Written task: Each line below must be set down exactly; omit any image you find.

Material provided:
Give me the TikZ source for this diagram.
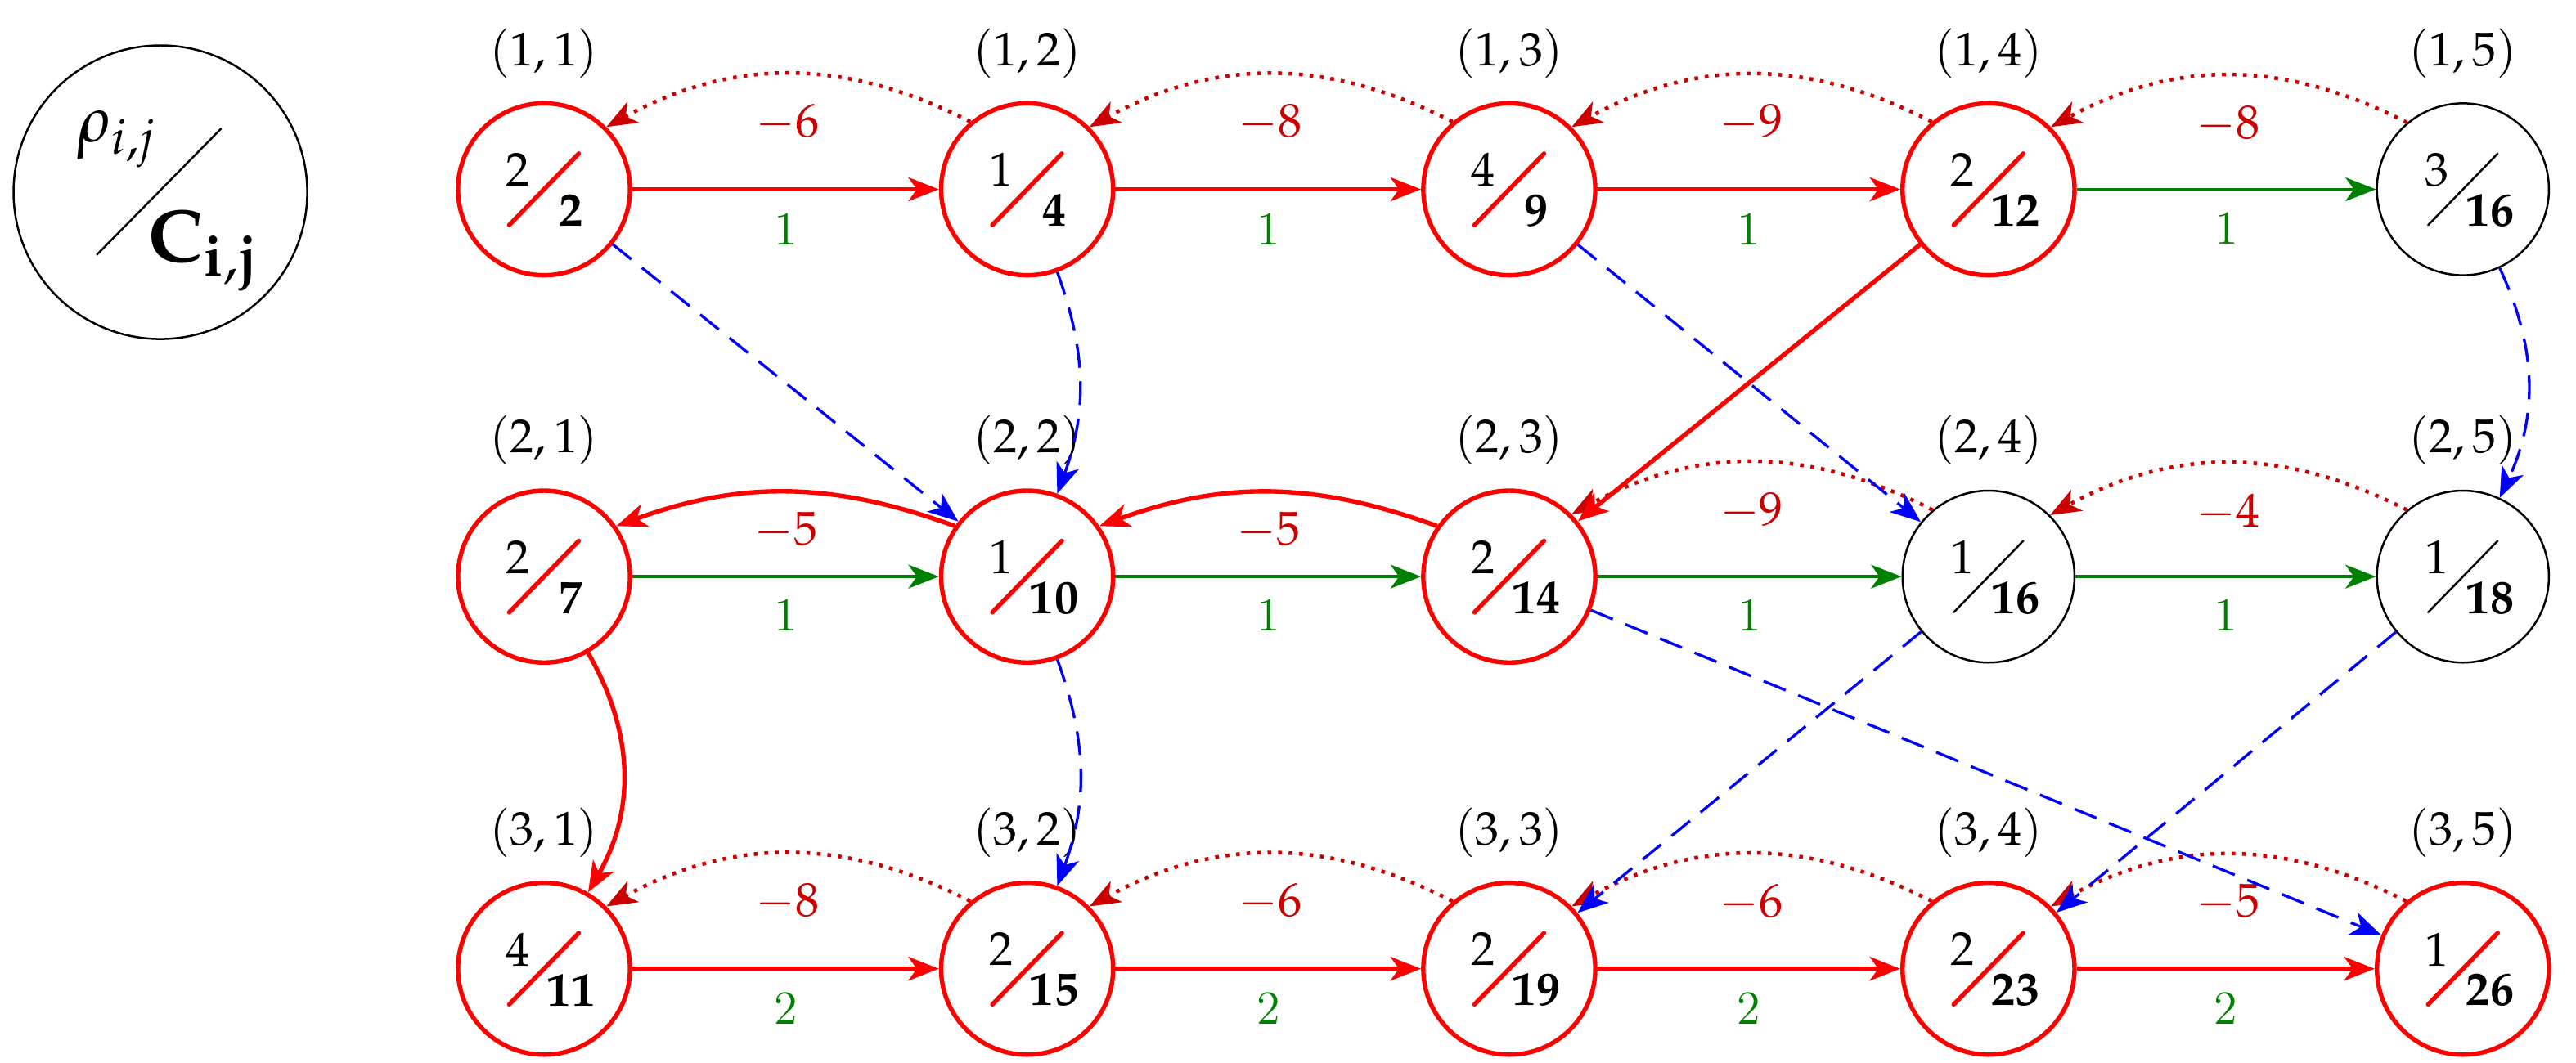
\documentclass[tikz,border=0pt]{standalone}
\usepackage{mathpazo}
\usepackage{tikz}
\usetikzlibrary{arrows.meta,positioning,calc}
\definecolor{dkgreen}{rgb}{0,0.5,0}
\definecolor{dotred}{rgb}{0.8,0,0}
\tikzstyle{tip} = [-{Stealth[length=9pt, width=7pt, inset=2.5pt]}]
\tikzstyle{st} = [circle, minimum size=1.78cm, draw=black, semithick, inner sep=0pt]
\tikzstyle{opt} = [st, draw=red, line width=1.3pt]
\tikzstyle{fwd} = [line width=0.8pt, dkgreen, tip]
\tikzstyle{path} = [line width=1.3pt, red, tip]
\tikzstyle{back} = [dotred, dotted, line width=1.1pt, tip, bend right=28]
\tikzstyle{jump} = [line width=0.8pt, blue, dash pattern=on 7pt off 4pt, tip]
\tikzstyle{wt} = [font=\fontsize{14}{16}\selectfont]
\newcommand{\cell}[5]{% name, rho, C, colour of slash, i/j label
  \draw[#4, line cap=round] ($(#1)+(-0.36,-0.37)$) -- ($(#1)+(0.36,0.37)$);
  \node[wt] at ($(#1)+(-0.27,0.2)$) {$#2$};
  \node[wt] at ($(#1)+(0.28,-0.22)$) {$\mathbf{#3}$};
  \node[wt] at ($(#1)+(0,1.41)$) {$(#5)$};
}
\begin{document}
\begin{tikzpicture}
    \useasboundingbox (0,0) rectangle (26.66,11.0);
    % legend
    \node[circle, minimum size=3.04cm, draw=black, semithick] (key) at (1.66,9.01) {};
    \draw[semithick] ($(key)+(-0.66,-0.65)$) -- ($(key)+(0.63,0.66)$);
    \node[font=\fontsize{19}{22}\selectfont] at ($(key)+(-0.45,0.55)$) {$\rho_{i,j}$};
    \node[font=\fontsize{22}{26}\selectfont] at ($(key)+(0.45,-0.6)$) {$\mathbf{C_{i,j}}$};
    % states
    \node[opt] (a1) at (5.63,9.04) {};
    \node[opt] (a2) at (10.63,9.04) {};
    \node[opt] (a3) at (15.62,9.04) {};
    \node[opt] (a4) at (20.58,9.04) {};
    \node[st]  (a5) at (25.49,9.04) {};
    \node[opt] (b1) at (5.63,5.03) {};
    \node[opt] (b2) at (10.63,5.03) {};
    \node[opt] (b3) at (15.62,5.03) {};
    \node[st]  (b4) at (20.58,5.03) {};
    \node[st]  (b5) at (25.49,5.03) {};
    \node[opt] (c1) at (5.63,0.97) {};
    \node[opt] (c2) at (10.63,0.97) {};
    \node[opt] (c3) at (15.62,0.97) {};
    \node[opt] (c4) at (20.58,0.97) {};
    \node[opt] (c5) at (25.49,0.97) {};
    \cell{a1}{2}{2}{red, line width=1.3pt}{1,1}
    \cell{a2}{1}{4}{red, line width=1.3pt}{1,2}
    \cell{a3}{4}{9}{red, line width=1.3pt}{1,3}
    \cell{a4}{2}{12}{red, line width=1.3pt}{1,4}
    \cell{a5}{3}{16}{black, semithick}{1,5}
    \cell{b1}{2}{7}{red, line width=1.3pt}{2,1}
    \cell{b2}{1}{10}{red, line width=1.3pt}{2,2}
    \cell{b3}{2}{14}{red, line width=1.3pt}{2,3}
    \cell{b4}{1}{16}{black, semithick}{2,4}
    \cell{b5}{1}{18}{black, semithick}{2,5}
    \cell{c1}{4}{11}{red, line width=1.3pt}{3,1}
    \cell{c2}{2}{15}{red, line width=1.3pt}{3,2}
    \cell{c3}{2}{19}{red, line width=1.3pt}{3,3}
    \cell{c4}{2}{23}{red, line width=1.3pt}{3,4}
    \cell{c5}{1}{26}{red, line width=1.3pt}{3,5}
    % forward moves
    \draw[path] (a1) -- node[below=3pt, wt, dkgreen] {1} (a2);
    \draw[path] (a2) -- node[below=3pt, wt, dkgreen] {1} (a3);
    \draw[path] (a3) -- node[below=3pt, wt, dkgreen] {1} (a4);
    \draw[fwd] (a4) -- node[below=3pt, wt, dkgreen] {1} (a5);
    \draw[fwd] (b1) -- node[below=3pt, wt, dkgreen] {1} (b2);
    \draw[fwd] (b2) -- node[below=3pt, wt, dkgreen] {1} (b3);
    \draw[fwd] (b3) -- node[below=3pt, wt, dkgreen] {1} (b4);
    \draw[fwd] (b4) -- node[below=3pt, wt, dkgreen] {1} (b5);
    \draw[path] (c1) -- node[below=3pt, wt, dkgreen] {2} (c2);
    \draw[path] (c2) -- node[below=3pt, wt, dkgreen] {2} (c3);
    \draw[path] (c3) -- node[below=3pt, wt, dkgreen] {2} (c4);
    \draw[path] (c4) -- node[below=3pt, wt, dkgreen] {2} (c5);
    % backward moves
    \draw[back] (a2.130) to node[below=5pt, wt] {$-6$} (a1.45);
    \draw[back] (a3.130) to node[below=5pt, wt] {$-8$} (a2.45);
    \draw[back] (a4.130) to node[below=5pt, wt] {$-9$} (a3.45);
    \draw[back] (a5.130) to node[below=5pt, wt] {$-8$} (a4.45);
    \draw[back] (b4.130) to node[below=5pt, wt] {$-9$} (b3.45);
    \draw[back] (b5.130) to node[below=5pt, wt] {$-4$} (b4.45);
    \draw[back] (c2.130) to node[below=5pt, wt] {$-8$} (c1.45);
    \draw[back] (c3.130) to node[below=5pt, wt] {$-6$} (c2.45);
    \draw[back] (c4.130) to node[below=5pt, wt] {$-6$} (c3.45);
    \draw[back] (c5.130) to node[below=5pt, wt] {$-5$} (c4.45);
    \draw[path] (b2.145) to[bend right=20] node[below=2pt, wt, dotred] {$-5$} (b1.35);
    \draw[path] (b3.145) to[bend right=20] node[below=2pt, wt, dotred] {$-5$} (b2.35);
    \draw[path] (a4) -- (b3);
    \draw[path] (b1) to[bend left=30] (c1);
    % jumps
    \draw[jump] (a1) -- (b2);
    \draw[jump] (a2) to[bend left=20] (b2);
    \draw[jump] (a3) -- (b4);
    \draw[jump] (a5) to[bend left=25] (b5);
    \draw[jump] (b2) to[bend left=20] (c2);
    \draw[jump] (b4) -- (c3);
    \draw[jump] (b3) -- (c5);
    \draw[jump] (b5) -- (c4);
\end{tikzpicture}
\end{document}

Answer to this exercise:
Give me the TikZ source for this diagram.
\documentclass[tikz,border=0pt]{standalone}
\usepackage{mathpazo}
\usepackage{tikz}
\usetikzlibrary{arrows.meta,positioning,calc}
\definecolor{dkgreen}{rgb}{0,0.5,0}
\definecolor{dotred}{rgb}{0.8,0,0}
\tikzstyle{tip} = [-{Stealth[length=9pt, width=7pt, inset=2.5pt]}]
\tikzstyle{st} = [circle, minimum size=1.78cm, draw=black, semithick, inner sep=0pt]
\tikzstyle{opt} = [st, draw=red, line width=1.3pt]
\tikzstyle{fwd} = [line width=0.8pt, dkgreen, tip]
\tikzstyle{path} = [line width=1.3pt, red, tip]
\tikzstyle{back} = [dotred, dotted, line width=1.1pt, tip, bend right=28]
\tikzstyle{jump} = [line width=0.8pt, blue, dash pattern=on 7pt off 4pt, tip]
\tikzstyle{wt} = [font=\fontsize{14}{16}\selectfont]
\newcommand{\cell}[5]{% name, rho, C, colour of slash, i/j label
  \draw[#4, line cap=round] ($(#1)+(-0.36,-0.37)$) -- ($(#1)+(0.36,0.37)$);
  \node[wt] at ($(#1)+(-0.27,0.2)$) {$#2$};
  \node[wt] at ($(#1)+(0.28,-0.22)$) {$\mathbf{#3}$};
  \node[wt] at ($(#1)+(0,1.41)$) {$(#5)$};
}
\begin{document}
\begin{tikzpicture}
    \useasboundingbox (0,0) rectangle (26.66,11.0);
    % legend
    \node[circle, minimum size=3.04cm, draw=black, semithick] (key) at (1.66,9.01) {};
    \draw[semithick] ($(key)+(-0.66,-0.65)$) -- ($(key)+(0.63,0.66)$);
    \node[font=\fontsize{19}{22}\selectfont] at ($(key)+(-0.45,0.55)$) {$\rho_{i,j}$};
    \node[font=\fontsize{22}{26}\selectfont] at ($(key)+(0.45,-0.6)$) {$\mathbf{C_{i,j}}$};
    % states
    \node[opt] (a1) at (5.63,9.04) {};
    \node[opt] (a2) at (10.63,9.04) {};
    \node[opt] (a3) at (15.62,9.04) {};
    \node[opt] (a4) at (20.58,9.04) {};
    \node[st]  (a5) at (25.49,9.04) {};
    \node[opt] (b1) at (5.63,5.03) {};
    \node[opt] (b2) at (10.63,5.03) {};
    \node[opt] (b3) at (15.62,5.03) {};
    \node[st]  (b4) at (20.58,5.03) {};
    \node[st]  (b5) at (25.49,5.03) {};
    \node[opt] (c1) at (5.63,0.97) {};
    \node[opt] (c2) at (10.63,0.97) {};
    \node[opt] (c3) at (15.62,0.97) {};
    \node[opt] (c4) at (20.58,0.97) {};
    \node[opt] (c5) at (25.49,0.97) {};
    \cell{a1}{2}{2}{red, line width=1.3pt}{1,1}
    \cell{a2}{1}{4}{red, line width=1.3pt}{1,2}
    \cell{a3}{4}{9}{red, line width=1.3pt}{1,3}
    \cell{a4}{2}{12}{red, line width=1.3pt}{1,4}
    \cell{a5}{3}{16}{black, semithick}{1,5}
    \cell{b1}{2}{7}{red, line width=1.3pt}{2,1}
    \cell{b2}{1}{10}{red, line width=1.3pt}{2,2}
    \cell{b3}{2}{14}{red, line width=1.3pt}{2,3}
    \cell{b4}{1}{16}{black, semithick}{2,4}
    \cell{b5}{1}{18}{black, semithick}{2,5}
    \cell{c1}{4}{11}{red, line width=1.3pt}{3,1}
    \cell{c2}{2}{15}{red, line width=1.3pt}{3,2}
    \cell{c3}{2}{19}{red, line width=1.3pt}{3,3}
    \cell{c4}{2}{23}{red, line width=1.3pt}{3,4}
    \cell{c5}{1}{26}{red, line width=1.3pt}{3,5}
    % forward moves
    \draw[path] (a1) -- node[below=3pt, wt, dkgreen] {1} (a2);
    \draw[path] (a2) -- node[below=3pt, wt, dkgreen] {1} (a3);
    \draw[path] (a3) -- node[below=3pt, wt, dkgreen] {1} (a4);
    \draw[fwd] (a4) -- node[below=3pt, wt, dkgreen] {1} (a5);
    \draw[fwd] (b1) -- node[below=3pt, wt, dkgreen] {1} (b2);
    \draw[fwd] (b2) -- node[below=3pt, wt, dkgreen] {1} (b3);
    \draw[fwd] (b3) -- node[below=3pt, wt, dkgreen] {1} (b4);
    \draw[fwd] (b4) -- node[below=3pt, wt, dkgreen] {1} (b5);
    \draw[path] (c1) -- node[below=3pt, wt, dkgreen] {2} (c2);
    \draw[path] (c2) -- node[below=3pt, wt, dkgreen] {2} (c3);
    \draw[path] (c3) -- node[below=3pt, wt, dkgreen] {2} (c4);
    \draw[path] (c4) -- node[below=3pt, wt, dkgreen] {2} (c5);
    % backward moves
    \draw[back] (a2.130) to node[below=5pt, wt] {$-6$} (a1.45);
    \draw[back] (a3.130) to node[below=5pt, wt] {$-8$} (a2.45);
    \draw[back] (a4.130) to node[below=5pt, wt] {$-9$} (a3.45);
    \draw[back] (a5.130) to node[below=5pt, wt] {$-8$} (a4.45);
    \draw[back] (b4.130) to node[below=5pt, wt] {$-9$} (b3.45);
    \draw[back] (b5.130) to node[below=5pt, wt] {$-4$} (b4.45);
    \draw[back] (c2.130) to node[below=5pt, wt] {$-8$} (c1.45);
    \draw[back] (c3.130) to node[below=5pt, wt] {$-6$} (c2.45);
    \draw[back] (c4.130) to node[below=5pt, wt] {$-6$} (c3.45);
    \draw[back] (c5.130) to node[below=5pt, wt] {$-5$} (c4.45);
    \draw[path] (b2.145) to[bend right=20] node[below=2pt, wt, dotred] {$-5$} (b1.35);
    \draw[path] (b3.145) to[bend right=20] node[below=2pt, wt, dotred] {$-5$} (b2.35);
    \draw[path] (a4) -- (b3);
    \draw[path] (b1) to[bend left=30] (c1);
    % jumps
    \draw[jump] (a1) -- (b2);
    \draw[jump] (a2) to[bend left=20] (b2);
    \draw[jump] (a3) -- (b4);
    \draw[jump] (a5) to[bend left=25] (b5);
    \draw[jump] (b2) to[bend left=20] (c2);
    \draw[jump] (b4) -- (c3);
    \draw[jump] (b3) -- (c5);
    \draw[jump] (b5) -- (c4);
\end{tikzpicture}
\end{document}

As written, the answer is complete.